Understanding the concepts of resistivity and resistance is crucial in the study of electrical circuits. Resistivity, denoted by the Greek letter ρ (rho), is a material property that quantifies how strongly a given material opposes the flow of electric current. The unit of resistivity is ohm-meters (Ω·m). The resistance R of a conductor can be calculated using the formula:

\( R = \frac{\rho L}{A} \)

In this equation, L represents the length of the conductor, and A is its cross-sectional area. The resistivity value is specific to the material; for example, copper, gold, and silver have different resistivity values, which will be provided in problem sets or tests.

When analyzing circuits, resistors are components that provide resistance, and they are typically connected to a power source, such as a battery. In circuit analysis, it is common to assume that connecting wires have negligible resistance, simplifying calculations. However, in practical scenarios, wires do have some resistance, albeit very small.

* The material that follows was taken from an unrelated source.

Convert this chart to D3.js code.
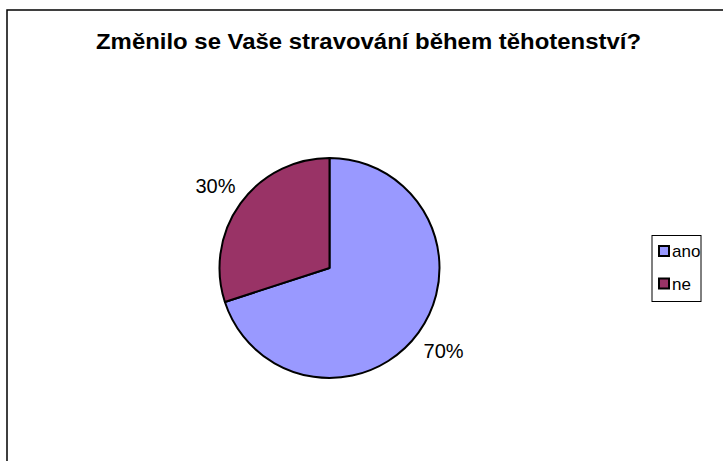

To illustrate these concepts, consider a wire that is 25.1 meters long with a diameter of 6 millimeters, exhibiting a resistance of 15 milliohms (15 x 10^-3 Ω). To find the resistivity of this wire, we can rearrange the resistance formula:

\( \rho = R \cdot \frac{A}{L} \)

To calculate the area A of the wire, we use the formula for the area of a circle:

\( A = \pi r^2 \)

Here, the radius r is half of the diameter, which is 3 mm or 0.003 m. Substituting the values into the resistivity equation, we find:

\( \rho = (15 \times 10^{-3}) \cdot \frac{\pi (0.003)^2}{25.1} \)

Upon calculating, the resistivity is determined to be approximately \( 1.69 \times 10^{-8} \, \Omega \cdot m \), which is characteristic of copper.

Next, to find the current I flowing through the wire when a voltage V of 23 volts is applied, we can use Ohm's Law:

\( V = I \cdot R \)

Rearranging gives:

\( I = \frac{V}{R} \)

Substituting the known values:

\( I = \frac{23}{15 \times 10^{-3}} \)

This results in a current of approximately \( 1.53 \times 10^{3} \, A \).

These calculations highlight the relationship between resistivity, resistance, and current in electrical circuits, emphasizing the importance of understanding material properties and their implications in practical applications.